The agency pays out legally mandated and financially critical welfare benefits to millions of people, and a delayed or incorrect payment can cause real harm, especially for vulnerable populations. Logging enables Nav to verify that its systems are performing lawfully, accurately and in line with the agency’s own quality standards. Even though the agency is moving toward a broader OpenTelemetry ecosystem, with traces and metrics, logs remain critically important.
At Nav's scale, logging alone produces around 400 GB of data every day and requires 60 TB of data to be retained. The agency deploys approximately 4,000 production changes per week, and logs play a key role in maintaining that pace. “When logging works, it's invisible,” says Hans Kristian Flaatten, Platform Engineer at Nav. “When it doesn't work, the consequences spread fast. Developers no longer have visibility across the system. We can’t safely release changes or troubleshoot incidents.”
Nav was operating centralized, on-premises logging built on Elasticsearch. But the arrangement was becoming increasingly untenable, as licensing costs increased and operational demands intensified. Performance wasn’t at a level that an organization of Nav’s size and scope actually needed and, crucially, maintaining the infrastructure required expertise that had little to do with Nav's core mission.

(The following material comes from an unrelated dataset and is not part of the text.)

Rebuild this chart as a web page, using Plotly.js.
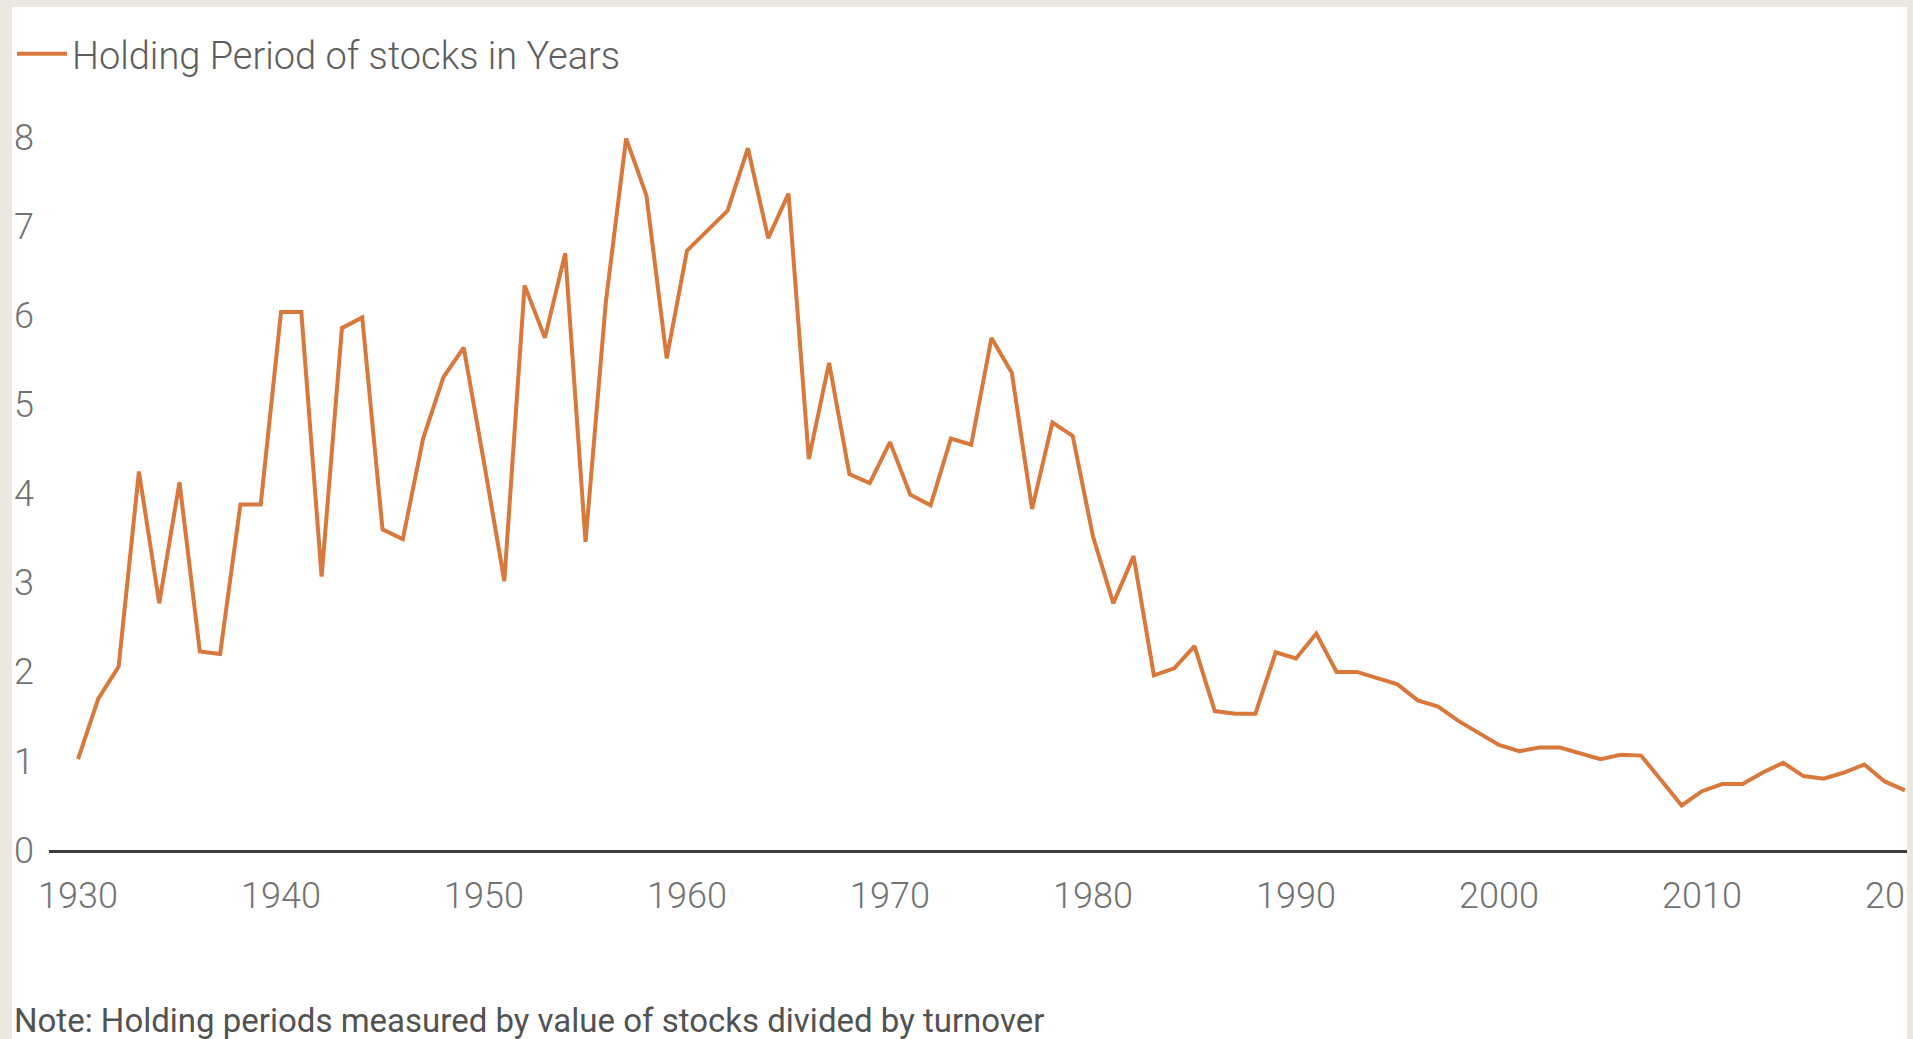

“We had already migrated Kafka to Aiven, which is truly mission-critical. If Kafka goes down, welfare services stop,” says Flaatten. “But like our original Kafka clusters, operating and maintaining our on-premises Elasticsearch logging stack had become a burden. Aiven was already hosting some of our most critical data services, including Kafka, so expanding that partnership to OpenSearch felt like a natural evolution.”